Reference has been made to the need for future consultation, with which we agree. I would like to clarify that there will be two further sets of consultation. As the hon. Gentleman said, the first will simply give more detail about the type of arrangements that may exist if we use the power in the future, while the second will go into far more detail about how we would like to use the social fund to advance our aims of financial inclusion, and perhaps deal with some simplification measures, too. Returning to the point made by the hon. Member for Rochdale, we are today taking the necessary primary powers so that, hopefully, we will not have to return to primary legislation. We will consult on the other powers as soon as we can.

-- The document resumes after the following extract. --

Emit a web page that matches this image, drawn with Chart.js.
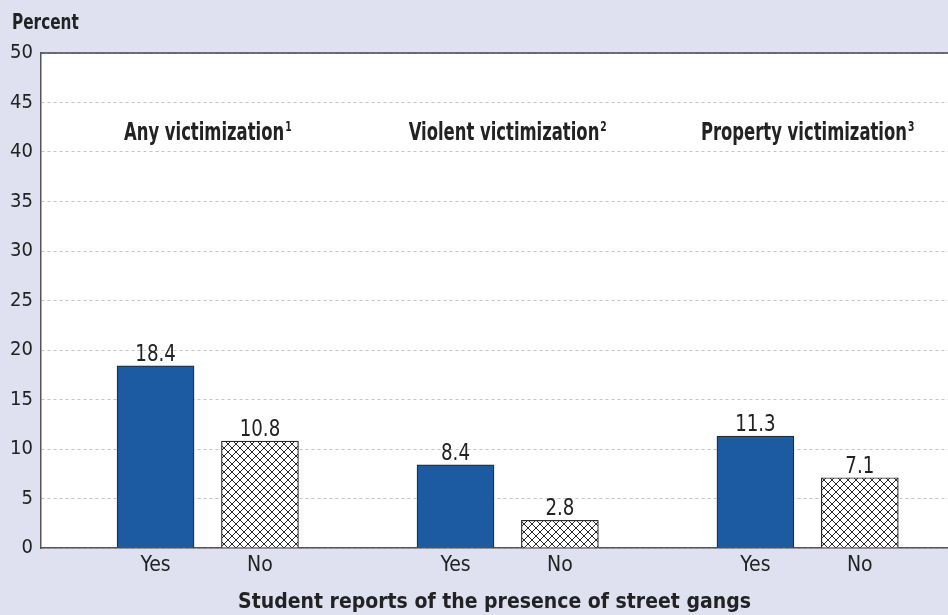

I hope that I can encourage hon. Members not to press amendments 16 and 55 to a Division. Amendment 16 would delete the paragraph enabling us to pay the administrative costs of external providers with whom we enter into a contract. In answer to the question from the hon. Member for Hertsmere, we understand that, in addition to the provision of loans, additional costs will be incurred as a result of such contracts, and we intend to pay them. That is what proposed new section 140ZA(4) sets out. It will not necessarily reduce the amount available elsewhere because, of course, there will be costs for administering such loans anyway. Furthermore, we hope that, as a result of our policy, more people will be migrated off the social fund, which could also free up resources. However, those decisions will be made in the round, across Government, in order best to use taxpayers’ money to achieve our public policy goals and in the overall public interest. I hope that that answers hon. Members’ questions.